__What the task asks__. Locate every line in the records below that contains the word "this", and copy each one.

Plotting code records

>> Begin

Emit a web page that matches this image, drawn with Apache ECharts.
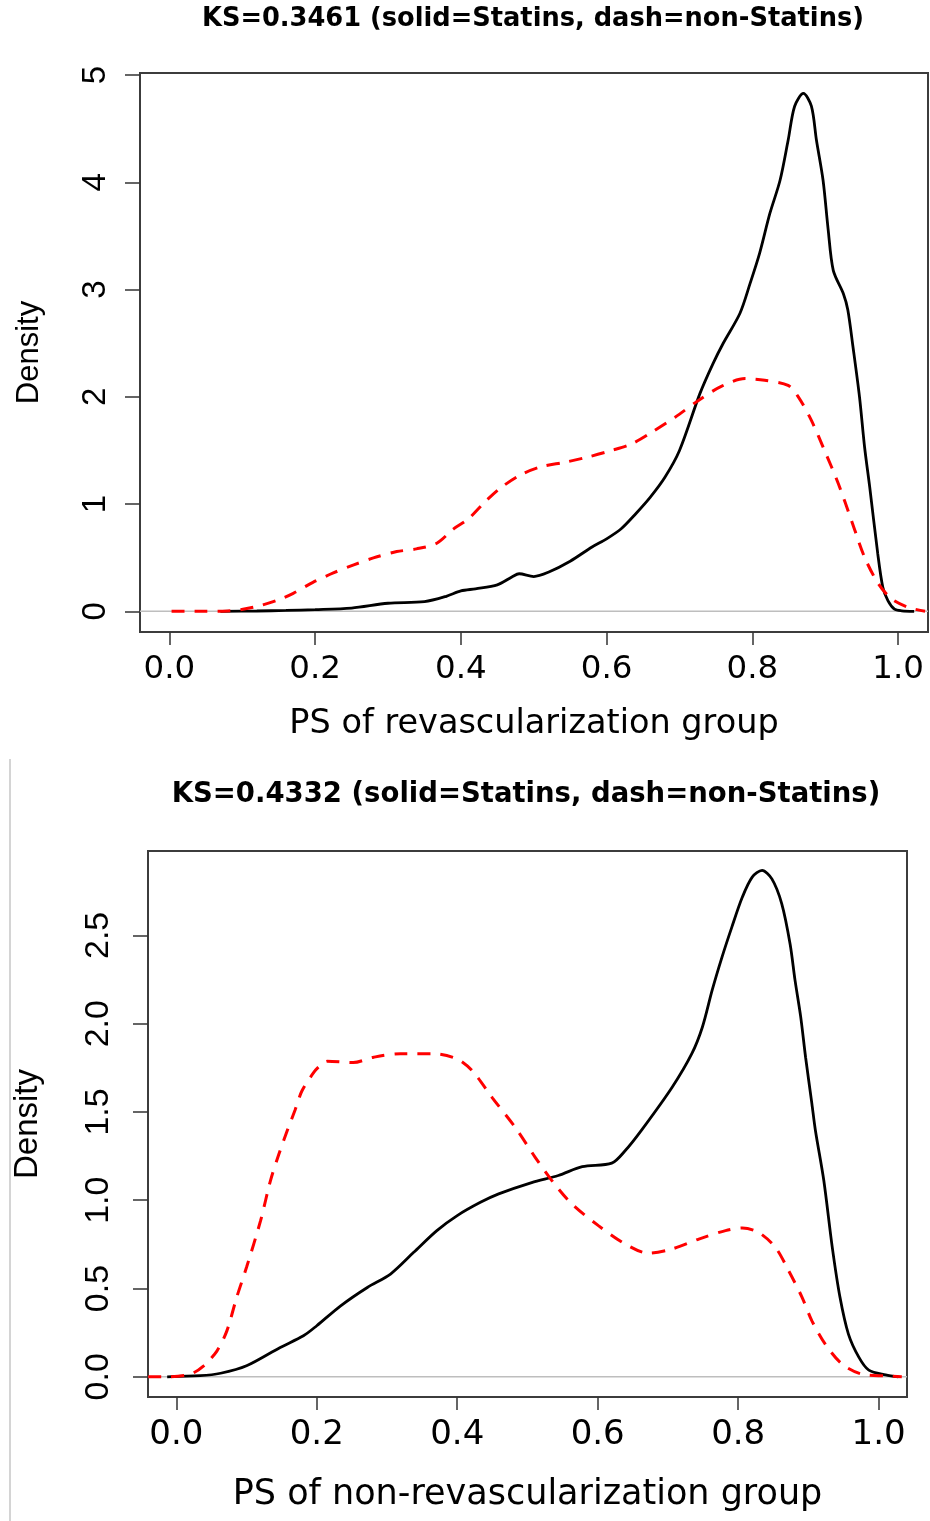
<!DOCTYPE html>
<html>
<head>
<meta charset="utf-8">
<title>PS density</title>
<script src="https://cdn.jsdelivr.net/npm/echarts@6/dist/echarts.min.js"></script>
<style>
  html, body { margin: 0; padding: 0; background: #fff; }
  #chart { width: 930px; height: 1521px; }
</style>
</head>
<body>
<div id="chart"></div>
<script>
// ---- 数据：密度曲线 ----
// 上图：revascularization group
var topStatinsX = [0.07, 0.12, 0.16, 0.2, 0.25, 0.3, 0.35, 0.38, 0.4, 0.42, 0.45, 0.47, 0.48, 0.5, 0.52, 0.55, 0.58, 0.6, 0.62, 0.64, 0.66, 0.68, 0.7, 0.728, 0.746, 0.76, 0.783, 0.797, 0.81, 0.824, 0.838, 0.849, 0.858, 0.87, 0.881, 0.888, 0.897, 0.904, 0.911, 0.925, 0.931, 0.938, 0.947, 0.954, 0.961, 0.972, 0.979, 0.986, 0.995, 1.005, 1.022];
var topStatinsY = [0, 0.003, 0.008, 0.015, 0.03, 0.075, 0.09, 0.14, 0.19, 0.21, 0.246, 0.32, 0.35, 0.324, 0.364, 0.467, 0.6, 0.676, 0.77, 0.91, 1.065, 1.25, 1.5, 2.03, 2.31, 2.5, 2.78, 3.06, 3.34, 3.71, 4.02, 4.39, 4.71, 4.83, 4.71, 4.39, 4.02, 3.56, 3.18, 2.96, 2.81, 2.47, 2.0, 1.53, 1.16, 0.54, 0.224, 0.1, 0.02, 0.005, 0];
var topNonX = [0.003, 0.04, 0.08, 0.115, 0.147, 0.17, 0.197, 0.225, 0.253, 0.28, 0.312, 0.339, 0.367, 0.39, 0.41, 0.433, 0.456, 0.483, 0.511, 0.543, 0.575, 0.607, 0.634, 0.662, 0.694, 0.726, 0.758, 0.79, 0.817, 0.849, 0.863, 0.881, 0.899, 0.918, 0.936, 0.954, 0.973, 0.991, 1.014, 1.037];
var topNonY = [0, 0, 0.003, 0.037, 0.1, 0.168, 0.27, 0.358, 0.433, 0.498, 0.557, 0.582, 0.635, 0.769, 0.86, 1.02, 1.158, 1.276, 1.35, 1.39, 1.44, 1.5, 1.56, 1.67, 1.81, 1.967, 2.1, 2.17, 2.154, 2.107, 2.0, 1.78, 1.5, 1.19, 0.847, 0.504, 0.256, 0.116, 0.037, 0];

// 下图：non-revascularization group
var botStatinsX = [-0.013, 0.034, 0.063, 0.1, 0.148, 0.181, 0.2, 0.234, 0.272, 0.305, 0.338, 0.371, 0.4, 0.433, 0.459, 0.506, 0.544, 0.578, 0.62, 0.639, 0.663, 0.706, 0.734, 0.749, 0.763, 0.777, 0.791, 0.806, 0.82, 0.834, 0.848, 0.862, 0.874, 0.881, 0.889, 0.896, 0.905, 0.91, 0.922, 0.934, 0.945, 0.957, 0.972, 0.986, 1.01, 1.028];
var botStatinsY = [0, 0.006, 0.02, 0.062, 0.166, 0.232, 0.289, 0.402, 0.506, 0.582, 0.705, 0.828, 0.913, 0.988, 1.036, 1.1, 1.14, 1.19, 1.21, 1.28, 1.4, 1.64, 1.83, 1.98, 2.19, 2.377, 2.547, 2.717, 2.83, 2.868, 2.82, 2.68, 2.45, 2.245, 2.04, 1.81, 1.546, 1.395, 1.11, 0.733, 0.45, 0.242, 0.11, 0.038, 0.011, 0];
var botNonX = [-0.04, -0.013, 0.02, 0.039, 0.058, 0.072, 0.086, 0.1, 0.12, 0.134, 0.146, 0.158, 0.169, 0.179, 0.196, 0.205, 0.215, 0.252, 0.281, 0.319, 0.366, 0.4, 0.421, 0.45, 0.483, 0.511, 0.535, 0.563, 0.601, 0.639, 0.672, 0.706, 0.744, 0.782, 0.806, 0.829, 0.853, 0.872, 0.891, 0.905, 0.924, 0.948, 0.976, 1.01, 1.033];
var botNonY = [0, 0, 0.015, 0.062, 0.147, 0.26, 0.45, 0.62, 0.884, 1.11, 1.26, 1.395, 1.51, 1.62, 1.725, 1.763, 1.787, 1.78, 1.81, 1.83, 1.83, 1.8, 1.735, 1.58, 1.41, 1.243, 1.11, 0.98, 0.856, 0.752, 0.7, 0.724, 0.78, 0.828, 0.843, 0.818, 0.733, 0.6, 0.45, 0.317, 0.185, 0.072, 0.015, 0.005, 0];

// ---- 刻度 ----
var xTicks      = [0, 0.2, 0.4, 0.6, 0.8, 1.0];
var topYTicks   = [0, 1, 2, 3, 4, 5];
var botYTicks   = [0, 0.5, 1.0, 1.5, 2.0, 2.5];

// 轴范围（R 默认 4% 扩展）
var topXRange = [-0.0403, 1.041];
var topYRange = [-0.193, 5.02];
var botXRange = [-0.0403, 1.0404];
var botYRange = [-0.1145, 2.978];

var topTitle = "KS=0.3461 (solid=Statins, dash=non-Statins)";
var botTitle = "KS=0.4332 (solid=Statins, dash=non-Statins)";

function zip(xs, ys) {
  return xs.map(function(x, i) { return [x, ys[i]]; });
}

var H_FONT = "DejaVu Sans";
var V_FONT = "Liberation Sans";

function xAxisOpt(grid, range, name, labelSize, nameSize, nameGap) {
  return {
    gridIndex: grid,
    type: "value",
    min: range[0],
    max: range[1],
    axisLine: { show: false, onZero: false },
    splitLine: { show: false },
    axisTick: { show: true, customValues: xTicks, length: 13, lineStyle: { color: "#333", width: 1.5 } },
    axisLabel: {
      customValues: xTicks,
      formatter: function(v) { return v.toFixed(1); },
      fontFamily: H_FONT, fontSize: labelSize, color: "#000", margin: 21
    },
    name: name,
    nameLocation: "middle",
    nameGap: nameGap,
    nameTextStyle: { fontFamily: H_FONT, fontSize: nameSize, color: "#000" }
  };
}

function yAxisOpt(grid, range, ticks, fmt, labelSize, labelMargin, nameGap, nameSize) {
  return {
    gridIndex: grid,
    type: "value",
    min: range[0],
    max: range[1],
    axisLine: { show: false, onZero: false },
    splitLine: { show: false },
    axisTick: { show: true, customValues: ticks, length: 15, lineStyle: { color: "#333", width: 1.5 } },
    axisLabel: {
      customValues: ticks,
      rotate: 90,
      formatter: fmt,
      fontFamily: V_FONT, fontSize: labelSize, color: "#000", margin: labelMargin
    },
    name: "Density",
    nameLocation: "middle",
    nameRotate: 90,
    nameGap: nameGap,
    nameTextStyle: { fontFamily: V_FONT, fontSize: nameSize, color: "#000" }
  };
}

function curve(name, xi, data, dashed) {
  return {
    name: name,
    type: "line",
    xAxisIndex: xi,
    yAxisIndex: xi,
    data: data,
    smooth: 0.3,
    showSymbol: false,
    symbol: "none",
    z: dashed ? 3 : 2,
    lineStyle: dashed
      ? { color: "#ff0000", width: 3, type: [13, 10] }
      : { color: "#000000", width: 2.8 },
    silent: true
  };
}

function zeroLine(xi, range) {
  return {
    type: "line",
    xAxisIndex: xi,
    yAxisIndex: xi,
    data: [[range[0], 0], [range[1], 0]],
    showSymbol: false,
    symbol: "none",
    z: 1,
    lineStyle: { color: "#bebebe", width: 1.5 },
    silent: true
  };
}

var chart = echarts.init(document.getElementById("chart"), null, { renderer: "canvas" });

chart.setOption({
  animation: false,
  backgroundColor: "#fff",
  title: [
    { text: topTitle, left: 533, top: 6, textAlign: "center", padding: 0,
      textStyle: { fontFamily: H_FONT, fontWeight: "bold", fontSize: 25.7, color: "#000" } },
    { text: botTitle, left: 526, top: 781, textAlign: "center", padding: 0,
      textStyle: { fontFamily: H_FONT, fontWeight: "bold", fontSize: 27.5, color: "#000" } }
  ],
  grid: [
    { left: 140, top: 73, width: 788, height: 559, show: true, borderColor: "#3c3c3c", borderWidth: 2, backgroundColor: "transparent" },
    { left: 148, top: 851, width: 759, height: 546, show: true, borderColor: "#3c3c3c", borderWidth: 2, backgroundColor: "transparent" }
  ],
  xAxis: [
    xAxisOpt(0, topXRange, "PS of revascularization group", 32.5, 33.5, 75),
    xAxisOpt(1, botXRange, "PS of non-revascularization group", 34, 35, 80)
  ],
  yAxis: [
    yAxisOpt(0, topYRange, topYTicks, function(v) { return String(v); }, 33, 28, 95, 31),
    yAxisOpt(1, botYRange, botYTicks, function(v) { return v.toFixed(1); }, 34, 32, 104, 33)
  ],
  series: [
    zeroLine(0, topXRange),
    curve("Statins", 0, zip(topStatinsX, topStatinsY), false),
    curve("non-Statins", 0, zip(topNonX, topNonY), true),
    zeroLine(1, botXRange),
    curve("Statins", 1, zip(botStatinsX, botStatinsY), false),
    curve("non-Statins", 1, zip(botNonX, botNonY), true)
  ],
  graphic: [
    { type: "line", shape: { x1: 10, y1: 759, x2: 10, y2: 1521 }, style: { stroke: "#d4d4d4", lineWidth: 2 }, silent: true }
  ]
});
</script>
</body>
</html>
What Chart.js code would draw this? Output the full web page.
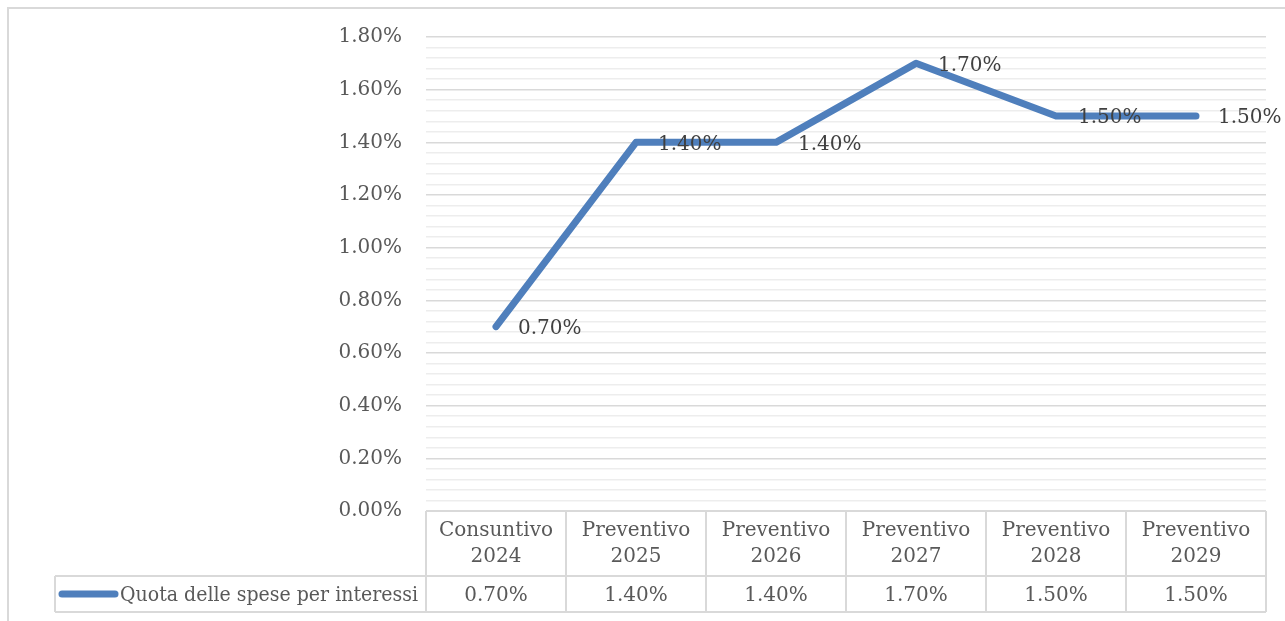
<!DOCTYPE html>
<html><head><meta charset="utf-8">
<script src="https://cdn.jsdelivr.net/npm/chart.js@4.4.1/dist/chart.umd.min.js"></script>
<style>html,body{margin:0;padding:0;background:#fff;overflow:hidden}</style>
</head><body>
<canvas id="c" width="1285" height="621"></canvas>
<script>
const categories = ['Consuntivo 2024','Preventivo 2025','Preventivo 2026','Preventivo 2027','Preventivo 2028','Preventivo 2029'];
const seriesName = 'Quota delle spese per interessi';
const values = [0.70, 1.40, 1.40, 1.70, 1.50, 1.50];
const yTickValues = [0, 0.2, 0.4, 0.6, 0.8, 1.0, 1.2, 1.4, 1.6, 1.8];
const yTickLabels = ['0.00%','0.20%','0.40%','0.60%','0.80%','1.00%','1.20%','1.40%','1.60%','1.80%'];
const yMinorStep = 0.04;

const FONT = '"DejaVu Serif", serif';
const FSIZE = 20;
const LINE_COLOR = '#4f7fbc';
const GRID_MAJOR = '#d9d9d9';
const GRID_MINOR = '#ededed';
const TEXT = '#595959';
const fmt = v => v.toFixed(2) + '%';

function majorIndex(v){
  for (let i = 0; i < yTickValues.length; i++) if (Math.abs(v - yTickValues[i]) < 1e-6) return i;
  return -1;
}

const extras = {
  id: 'extras',
  beforeDraw(chart){
    const ctx = chart.ctx;
    ctx.save();
    ctx.fillStyle = '#fff';
    ctx.fillRect(0,0,chart.width,chart.height);
    ctx.strokeStyle = GRID_MAJOR;
    ctx.lineWidth = 2;
    ctx.beginPath();
    ctx.moveTo(8, chart.height + 5); ctx.lineTo(8, 8); ctx.lineTo(chart.width + 5, 8);
    ctx.stroke();
    ctx.restore();
  },
  afterDatasetsDraw(chart){
    const ctx = chart.ctx;
    const meta = chart.getDatasetMeta(0);
    ctx.save();
    ctx.font = FSIZE + 'px ' + FONT;
    ctx.fillStyle = '#404040';
    ctx.textAlign = 'left';
    ctx.textBaseline = 'middle';
    meta.data.forEach((pt, i) => {
      ctx.fillText(fmt(values[i]), pt.x + 22, pt.y + 2);
    });
    ctx.restore();
  },
  afterDraw(chart){
    const ctx = chart.ctx;
    const area = chart.chartArea;
    const xs = chart.scales.x;
    const n = categories.length;
    const colW = (area.right - area.left) / n;
    const top = area.bottom;
    const mid = top + 65;
    const bot = mid + 36;
    const legLeft = 55;
    ctx.save();
    ctx.strokeStyle = GRID_MAJOR;
    ctx.lineWidth = 2;
    ctx.beginPath();
    ctx.moveTo(area.left, top); ctx.lineTo(area.right, top);
    ctx.moveTo(legLeft, mid); ctx.lineTo(area.right, mid);
    ctx.moveTo(legLeft, bot); ctx.lineTo(area.right, bot);
    ctx.moveTo(legLeft, mid); ctx.lineTo(legLeft, bot);
    for (let i = 0; i <= n; i++) {
      const x = i < n ? xs.getPixelForValue(i) - colW/2 : xs.getPixelForValue(n-1) + colW/2;
      ctx.moveTo(x, top); ctx.lineTo(x, bot);
    }
    ctx.stroke();

    ctx.font = FSIZE + 'px ' + FONT;
    ctx.fillStyle = TEXT;
    ctx.textAlign = 'center';
    ctx.textBaseline = 'middle';
    categories.forEach((c, i) => {
      const x = xs.getPixelForValue(i);
      const parts = c.split(' ');
      ctx.fillText(parts[0], x, top + 20);
      ctx.fillText(parts[1], x, top + 46);
      ctx.fillText(fmt(values[i]), x, mid + 20);
    });

    // legend key
    ctx.strokeStyle = LINE_COLOR;
    ctx.lineWidth = 7;
    ctx.lineCap = 'round';
    ctx.beginPath();
    ctx.moveTo(62, mid + 18); ctx.lineTo(115, mid + 18);
    ctx.stroke();
    ctx.textAlign = 'left';
    ctx.fillText(seriesName, 120, mid + 20, area.left - 120 - 8);
    ctx.restore();
  }
};

new Chart(document.getElementById('c'), {
  type: 'line',
  data: {
    labels: categories,
    datasets: [{
      label: seriesName,
      data: values,
      borderColor: LINE_COLOR,
      backgroundColor: LINE_COLOR,
      borderWidth: 7,
      borderCapStyle: 'round',
      borderJoinStyle: 'round',
      pointRadius: 0,
      pointHoverRadius: 0,
      tension: 0,
      fill: false
    }]
  },
  options: {
    responsive: false,
    animation: false,
    events: [],
    layout: { padding: { left: 0, right: 19, top: 37, bottom: 110 } },
    plugins: { legend: { display: false }, tooltip: { enabled: false }, title: { display: false } },
    scales: {
      x: { type: 'category', display: false, offset: true },
      y: {
        min: 0, max: 1.8,
        border: { display: false },
        grid: {
          drawTicks: false,
          color: c => majorIndex(c.tick.value) >= 0 ? GRID_MAJOR : GRID_MINOR,
          lineWidth: c => 1.5
        },
        ticks: {
          stepSize: yMinorStep,
          autoSkip: false,
          padding: 24,
          color: TEXT,
          font: { family: FONT, size: FSIZE },
          callback: v => { const k = majorIndex(v); return k >= 0 ? yTickLabels[k] : ''; }
        },
        afterFit: s => { s.width = 426; s.paddingTop = 0; s.paddingBottom = 0; }
      }
    }
  },
  plugins: [extras]
});
</script>
</body></html>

>> End

__The output__.
Emit a web page that matches this image, drawn with Apache ECharts.
What Chart.js code would draw this? Output the full web page.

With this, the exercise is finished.